| EXERCISE |
Find every line below that contains the word "script" and copy it out.

(Dataset records)
* START *
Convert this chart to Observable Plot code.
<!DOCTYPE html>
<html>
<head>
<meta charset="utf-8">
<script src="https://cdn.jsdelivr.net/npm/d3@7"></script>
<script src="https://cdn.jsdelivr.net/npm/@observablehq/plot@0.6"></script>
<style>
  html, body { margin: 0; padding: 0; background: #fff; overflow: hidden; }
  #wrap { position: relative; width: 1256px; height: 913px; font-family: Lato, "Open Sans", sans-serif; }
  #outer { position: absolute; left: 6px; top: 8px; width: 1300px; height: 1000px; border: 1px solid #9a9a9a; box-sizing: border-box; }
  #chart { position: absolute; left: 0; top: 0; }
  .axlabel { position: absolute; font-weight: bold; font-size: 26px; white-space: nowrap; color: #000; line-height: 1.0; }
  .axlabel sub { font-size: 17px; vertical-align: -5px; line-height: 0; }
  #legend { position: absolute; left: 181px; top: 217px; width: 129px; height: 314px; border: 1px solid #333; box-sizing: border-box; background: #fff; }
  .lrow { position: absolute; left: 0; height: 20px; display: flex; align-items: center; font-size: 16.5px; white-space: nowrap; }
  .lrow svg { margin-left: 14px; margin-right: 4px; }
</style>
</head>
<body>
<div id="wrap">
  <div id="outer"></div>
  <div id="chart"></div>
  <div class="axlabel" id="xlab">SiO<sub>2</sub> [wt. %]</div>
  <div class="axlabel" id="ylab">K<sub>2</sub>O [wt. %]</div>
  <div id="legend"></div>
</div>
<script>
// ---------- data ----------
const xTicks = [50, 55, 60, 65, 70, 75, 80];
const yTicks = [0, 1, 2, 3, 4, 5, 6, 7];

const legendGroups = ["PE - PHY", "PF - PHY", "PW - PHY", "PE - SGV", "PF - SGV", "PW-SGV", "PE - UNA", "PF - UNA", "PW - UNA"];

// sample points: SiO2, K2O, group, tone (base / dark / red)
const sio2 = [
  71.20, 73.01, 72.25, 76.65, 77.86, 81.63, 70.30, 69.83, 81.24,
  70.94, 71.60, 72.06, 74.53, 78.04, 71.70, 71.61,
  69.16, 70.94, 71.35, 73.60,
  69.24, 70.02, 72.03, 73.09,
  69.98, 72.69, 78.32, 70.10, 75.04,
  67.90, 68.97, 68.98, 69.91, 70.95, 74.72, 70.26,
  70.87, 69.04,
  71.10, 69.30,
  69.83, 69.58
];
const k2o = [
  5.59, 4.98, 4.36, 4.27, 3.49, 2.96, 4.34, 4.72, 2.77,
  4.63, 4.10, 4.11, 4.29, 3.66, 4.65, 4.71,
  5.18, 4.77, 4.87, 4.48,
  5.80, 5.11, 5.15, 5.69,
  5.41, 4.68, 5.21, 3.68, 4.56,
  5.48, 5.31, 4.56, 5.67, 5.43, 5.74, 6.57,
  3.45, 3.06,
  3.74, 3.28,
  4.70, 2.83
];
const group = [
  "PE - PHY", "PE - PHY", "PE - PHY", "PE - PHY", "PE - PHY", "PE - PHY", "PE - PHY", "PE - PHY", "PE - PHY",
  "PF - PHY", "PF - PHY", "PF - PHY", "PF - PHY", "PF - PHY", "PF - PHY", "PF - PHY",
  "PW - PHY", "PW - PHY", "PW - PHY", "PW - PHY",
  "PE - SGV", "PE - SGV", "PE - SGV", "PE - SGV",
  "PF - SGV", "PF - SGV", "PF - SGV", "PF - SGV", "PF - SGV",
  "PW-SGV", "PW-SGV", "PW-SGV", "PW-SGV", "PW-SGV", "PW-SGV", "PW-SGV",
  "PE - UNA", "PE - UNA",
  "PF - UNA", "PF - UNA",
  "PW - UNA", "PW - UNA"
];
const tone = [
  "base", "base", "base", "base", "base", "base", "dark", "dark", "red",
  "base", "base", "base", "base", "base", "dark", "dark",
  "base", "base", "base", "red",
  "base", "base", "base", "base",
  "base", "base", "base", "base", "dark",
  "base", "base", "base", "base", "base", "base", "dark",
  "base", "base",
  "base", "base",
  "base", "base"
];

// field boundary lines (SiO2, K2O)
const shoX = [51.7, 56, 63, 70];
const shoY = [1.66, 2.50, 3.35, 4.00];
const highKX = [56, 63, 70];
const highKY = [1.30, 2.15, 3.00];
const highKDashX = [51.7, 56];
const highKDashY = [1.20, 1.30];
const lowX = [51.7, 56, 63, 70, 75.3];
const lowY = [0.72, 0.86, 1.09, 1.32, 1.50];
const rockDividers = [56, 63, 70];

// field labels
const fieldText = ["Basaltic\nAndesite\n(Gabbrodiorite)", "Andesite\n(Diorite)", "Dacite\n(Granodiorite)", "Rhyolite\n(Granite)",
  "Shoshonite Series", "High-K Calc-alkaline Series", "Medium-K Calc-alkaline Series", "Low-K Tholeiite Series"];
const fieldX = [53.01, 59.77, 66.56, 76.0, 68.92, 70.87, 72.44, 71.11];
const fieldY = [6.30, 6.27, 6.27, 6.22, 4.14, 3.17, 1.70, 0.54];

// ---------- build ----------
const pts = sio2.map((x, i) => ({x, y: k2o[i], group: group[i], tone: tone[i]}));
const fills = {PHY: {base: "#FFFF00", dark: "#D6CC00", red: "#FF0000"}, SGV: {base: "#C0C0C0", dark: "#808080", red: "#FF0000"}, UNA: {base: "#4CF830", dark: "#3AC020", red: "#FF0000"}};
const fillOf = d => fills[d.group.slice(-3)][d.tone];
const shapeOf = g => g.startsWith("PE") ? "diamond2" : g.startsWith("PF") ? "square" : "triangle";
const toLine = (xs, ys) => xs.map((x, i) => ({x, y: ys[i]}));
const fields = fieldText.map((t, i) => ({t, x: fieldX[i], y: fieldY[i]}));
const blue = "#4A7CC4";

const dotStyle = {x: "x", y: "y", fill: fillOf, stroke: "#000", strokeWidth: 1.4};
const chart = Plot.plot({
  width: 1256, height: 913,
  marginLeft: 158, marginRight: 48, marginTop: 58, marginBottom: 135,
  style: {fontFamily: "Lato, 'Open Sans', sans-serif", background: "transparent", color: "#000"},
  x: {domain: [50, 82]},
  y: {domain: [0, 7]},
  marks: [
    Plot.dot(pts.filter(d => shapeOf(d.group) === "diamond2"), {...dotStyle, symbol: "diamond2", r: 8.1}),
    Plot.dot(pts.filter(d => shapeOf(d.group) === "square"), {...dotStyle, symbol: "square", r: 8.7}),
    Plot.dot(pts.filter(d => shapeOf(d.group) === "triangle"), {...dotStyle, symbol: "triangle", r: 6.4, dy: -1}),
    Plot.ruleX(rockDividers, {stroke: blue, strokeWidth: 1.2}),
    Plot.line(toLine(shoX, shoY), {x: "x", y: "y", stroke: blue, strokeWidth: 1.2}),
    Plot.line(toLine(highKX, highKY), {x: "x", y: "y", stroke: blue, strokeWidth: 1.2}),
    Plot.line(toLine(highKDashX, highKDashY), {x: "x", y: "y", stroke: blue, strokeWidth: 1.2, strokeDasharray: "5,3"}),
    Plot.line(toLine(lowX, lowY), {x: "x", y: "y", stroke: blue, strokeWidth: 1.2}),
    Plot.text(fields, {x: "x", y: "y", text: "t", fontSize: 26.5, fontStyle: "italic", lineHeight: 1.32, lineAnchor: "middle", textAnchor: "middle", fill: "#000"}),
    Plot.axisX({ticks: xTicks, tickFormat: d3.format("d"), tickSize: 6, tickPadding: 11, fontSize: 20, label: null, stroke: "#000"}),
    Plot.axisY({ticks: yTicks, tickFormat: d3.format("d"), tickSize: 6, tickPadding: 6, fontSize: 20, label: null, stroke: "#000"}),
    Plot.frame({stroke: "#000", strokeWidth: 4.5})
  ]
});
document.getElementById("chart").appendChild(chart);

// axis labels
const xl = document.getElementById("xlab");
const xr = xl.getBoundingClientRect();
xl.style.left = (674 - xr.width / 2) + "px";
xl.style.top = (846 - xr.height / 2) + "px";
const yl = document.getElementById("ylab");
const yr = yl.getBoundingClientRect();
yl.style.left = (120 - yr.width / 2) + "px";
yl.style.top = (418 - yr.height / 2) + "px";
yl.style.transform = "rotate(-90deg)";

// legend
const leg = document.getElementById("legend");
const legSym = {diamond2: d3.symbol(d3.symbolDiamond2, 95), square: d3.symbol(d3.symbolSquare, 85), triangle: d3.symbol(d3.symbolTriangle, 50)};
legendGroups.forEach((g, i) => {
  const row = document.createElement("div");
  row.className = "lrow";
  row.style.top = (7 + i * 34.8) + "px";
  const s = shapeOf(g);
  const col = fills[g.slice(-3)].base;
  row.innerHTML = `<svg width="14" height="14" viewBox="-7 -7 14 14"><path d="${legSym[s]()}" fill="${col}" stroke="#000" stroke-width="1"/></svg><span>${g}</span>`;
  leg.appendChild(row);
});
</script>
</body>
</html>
* END *
* START *
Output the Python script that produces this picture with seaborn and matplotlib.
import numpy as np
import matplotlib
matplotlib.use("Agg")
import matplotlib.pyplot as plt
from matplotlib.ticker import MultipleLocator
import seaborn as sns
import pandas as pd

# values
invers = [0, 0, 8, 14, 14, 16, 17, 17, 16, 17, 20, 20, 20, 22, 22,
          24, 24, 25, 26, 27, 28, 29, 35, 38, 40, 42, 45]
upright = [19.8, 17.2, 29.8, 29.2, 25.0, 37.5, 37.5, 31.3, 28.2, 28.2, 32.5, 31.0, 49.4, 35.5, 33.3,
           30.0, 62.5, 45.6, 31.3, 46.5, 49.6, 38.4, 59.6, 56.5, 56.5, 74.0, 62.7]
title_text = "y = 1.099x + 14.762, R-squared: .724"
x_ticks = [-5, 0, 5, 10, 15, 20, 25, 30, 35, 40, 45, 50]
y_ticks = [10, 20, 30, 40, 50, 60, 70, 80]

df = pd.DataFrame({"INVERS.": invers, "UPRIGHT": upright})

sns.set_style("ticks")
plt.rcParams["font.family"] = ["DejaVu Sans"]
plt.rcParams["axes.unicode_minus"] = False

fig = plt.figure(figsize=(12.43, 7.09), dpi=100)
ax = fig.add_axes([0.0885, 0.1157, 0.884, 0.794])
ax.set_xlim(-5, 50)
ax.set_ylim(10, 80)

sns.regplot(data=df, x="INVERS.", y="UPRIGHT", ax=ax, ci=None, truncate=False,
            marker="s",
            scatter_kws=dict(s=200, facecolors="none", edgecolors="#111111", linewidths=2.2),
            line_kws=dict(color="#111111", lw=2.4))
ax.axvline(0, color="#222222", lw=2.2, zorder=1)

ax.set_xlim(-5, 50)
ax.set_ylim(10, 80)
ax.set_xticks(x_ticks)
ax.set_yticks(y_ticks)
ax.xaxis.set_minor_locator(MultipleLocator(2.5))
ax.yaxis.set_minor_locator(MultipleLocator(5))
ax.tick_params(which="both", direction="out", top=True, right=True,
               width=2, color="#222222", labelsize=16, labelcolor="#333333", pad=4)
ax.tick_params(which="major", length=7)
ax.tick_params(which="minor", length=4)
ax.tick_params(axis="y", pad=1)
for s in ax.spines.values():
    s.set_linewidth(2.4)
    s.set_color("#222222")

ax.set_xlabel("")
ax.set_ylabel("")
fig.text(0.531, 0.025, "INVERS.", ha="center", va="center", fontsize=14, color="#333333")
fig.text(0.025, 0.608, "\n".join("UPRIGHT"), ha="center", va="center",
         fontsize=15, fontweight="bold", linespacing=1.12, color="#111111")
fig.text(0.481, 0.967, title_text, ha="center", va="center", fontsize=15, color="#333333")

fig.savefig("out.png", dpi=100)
* END *
* START *
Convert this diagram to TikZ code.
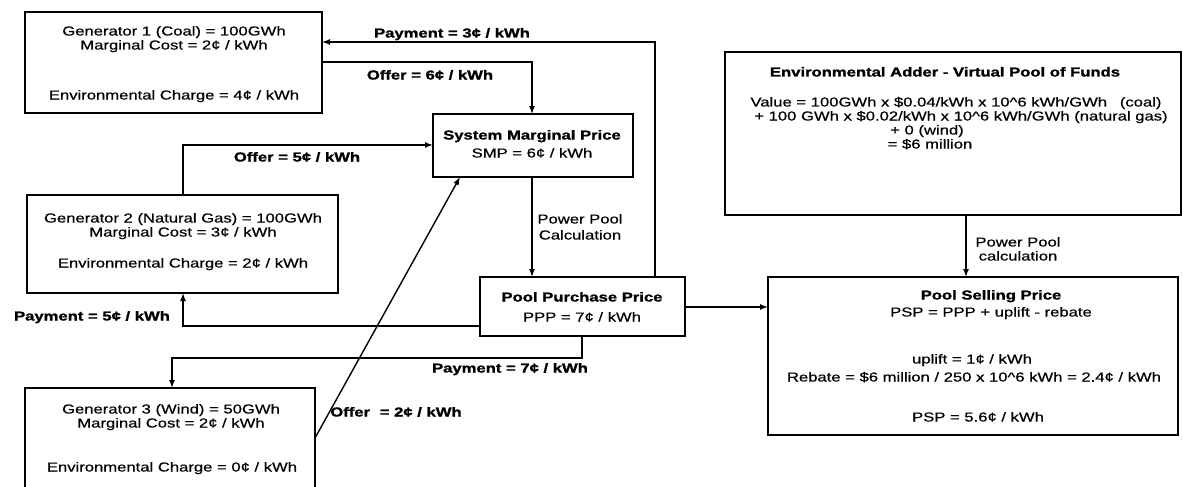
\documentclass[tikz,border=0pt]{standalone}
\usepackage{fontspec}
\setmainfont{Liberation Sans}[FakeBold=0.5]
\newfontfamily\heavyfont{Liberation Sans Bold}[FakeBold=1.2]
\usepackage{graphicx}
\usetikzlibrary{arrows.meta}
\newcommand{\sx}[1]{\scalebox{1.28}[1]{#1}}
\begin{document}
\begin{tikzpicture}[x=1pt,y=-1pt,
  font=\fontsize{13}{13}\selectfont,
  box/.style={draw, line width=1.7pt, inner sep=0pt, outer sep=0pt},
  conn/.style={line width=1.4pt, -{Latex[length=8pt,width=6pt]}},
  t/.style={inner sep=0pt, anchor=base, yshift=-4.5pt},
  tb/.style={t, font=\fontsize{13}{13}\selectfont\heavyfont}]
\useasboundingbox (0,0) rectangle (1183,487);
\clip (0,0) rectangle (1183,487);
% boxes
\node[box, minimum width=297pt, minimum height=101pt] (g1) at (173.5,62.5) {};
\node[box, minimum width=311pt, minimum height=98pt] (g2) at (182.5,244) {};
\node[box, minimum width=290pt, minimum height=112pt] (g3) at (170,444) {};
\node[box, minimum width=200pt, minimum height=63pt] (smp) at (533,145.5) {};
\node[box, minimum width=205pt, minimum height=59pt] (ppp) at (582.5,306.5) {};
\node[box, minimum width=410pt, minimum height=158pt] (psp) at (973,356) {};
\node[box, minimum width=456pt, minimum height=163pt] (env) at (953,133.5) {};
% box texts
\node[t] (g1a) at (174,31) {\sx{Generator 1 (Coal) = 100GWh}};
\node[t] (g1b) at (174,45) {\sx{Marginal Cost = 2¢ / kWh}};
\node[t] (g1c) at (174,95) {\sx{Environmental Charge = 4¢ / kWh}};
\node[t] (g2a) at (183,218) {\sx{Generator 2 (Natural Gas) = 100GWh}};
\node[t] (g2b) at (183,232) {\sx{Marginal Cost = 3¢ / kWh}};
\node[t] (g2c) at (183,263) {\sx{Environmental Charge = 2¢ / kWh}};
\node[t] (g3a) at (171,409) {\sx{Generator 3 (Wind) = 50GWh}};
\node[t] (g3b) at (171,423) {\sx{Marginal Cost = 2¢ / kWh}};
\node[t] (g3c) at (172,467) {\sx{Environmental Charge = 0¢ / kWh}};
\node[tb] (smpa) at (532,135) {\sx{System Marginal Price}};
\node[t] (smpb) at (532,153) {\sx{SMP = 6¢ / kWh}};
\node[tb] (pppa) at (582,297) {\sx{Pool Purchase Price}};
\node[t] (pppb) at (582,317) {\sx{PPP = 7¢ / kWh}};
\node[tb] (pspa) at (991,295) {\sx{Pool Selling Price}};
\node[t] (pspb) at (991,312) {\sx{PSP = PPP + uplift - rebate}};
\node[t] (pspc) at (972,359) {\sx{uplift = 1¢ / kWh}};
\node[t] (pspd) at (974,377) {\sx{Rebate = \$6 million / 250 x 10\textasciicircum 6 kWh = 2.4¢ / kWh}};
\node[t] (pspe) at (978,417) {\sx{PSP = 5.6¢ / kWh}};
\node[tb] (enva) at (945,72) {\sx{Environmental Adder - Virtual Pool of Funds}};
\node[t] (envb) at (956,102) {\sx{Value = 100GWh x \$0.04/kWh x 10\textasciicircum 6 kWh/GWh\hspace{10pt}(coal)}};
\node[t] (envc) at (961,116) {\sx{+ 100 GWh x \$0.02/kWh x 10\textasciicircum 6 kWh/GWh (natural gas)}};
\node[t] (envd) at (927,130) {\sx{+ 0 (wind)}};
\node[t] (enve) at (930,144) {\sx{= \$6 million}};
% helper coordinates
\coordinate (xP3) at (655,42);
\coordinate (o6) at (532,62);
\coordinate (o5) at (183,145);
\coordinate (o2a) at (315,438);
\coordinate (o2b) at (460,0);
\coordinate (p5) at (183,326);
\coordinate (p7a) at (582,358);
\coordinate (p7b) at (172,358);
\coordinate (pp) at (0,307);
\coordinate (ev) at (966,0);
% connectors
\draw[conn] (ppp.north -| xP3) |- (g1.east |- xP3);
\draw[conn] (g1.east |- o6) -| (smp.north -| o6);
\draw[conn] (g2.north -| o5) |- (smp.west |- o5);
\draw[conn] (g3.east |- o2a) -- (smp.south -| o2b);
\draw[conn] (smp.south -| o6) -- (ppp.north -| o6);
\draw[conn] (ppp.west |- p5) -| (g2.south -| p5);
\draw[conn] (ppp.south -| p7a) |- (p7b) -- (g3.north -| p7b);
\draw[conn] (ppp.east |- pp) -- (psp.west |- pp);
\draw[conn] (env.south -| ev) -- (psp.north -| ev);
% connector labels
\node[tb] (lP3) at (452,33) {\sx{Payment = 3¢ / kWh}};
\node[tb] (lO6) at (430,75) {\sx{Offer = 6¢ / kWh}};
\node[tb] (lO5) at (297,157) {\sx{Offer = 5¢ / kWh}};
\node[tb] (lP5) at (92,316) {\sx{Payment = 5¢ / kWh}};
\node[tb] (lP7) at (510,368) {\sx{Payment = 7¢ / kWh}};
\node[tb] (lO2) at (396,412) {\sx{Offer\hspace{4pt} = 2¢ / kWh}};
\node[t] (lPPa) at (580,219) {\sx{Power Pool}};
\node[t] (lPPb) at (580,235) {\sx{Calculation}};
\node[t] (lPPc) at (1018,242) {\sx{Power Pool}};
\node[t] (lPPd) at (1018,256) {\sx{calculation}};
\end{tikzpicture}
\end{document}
* END *
| COMPLETED EXERCISE |
<script src="https://cdn.jsdelivr.net/npm/d3@7"></script>
<script src="https://cdn.jsdelivr.net/npm/@observablehq/plot@0.6"></script>
<script>
</script>
Output the Python script that produces this picture with seaborn and matplotlib.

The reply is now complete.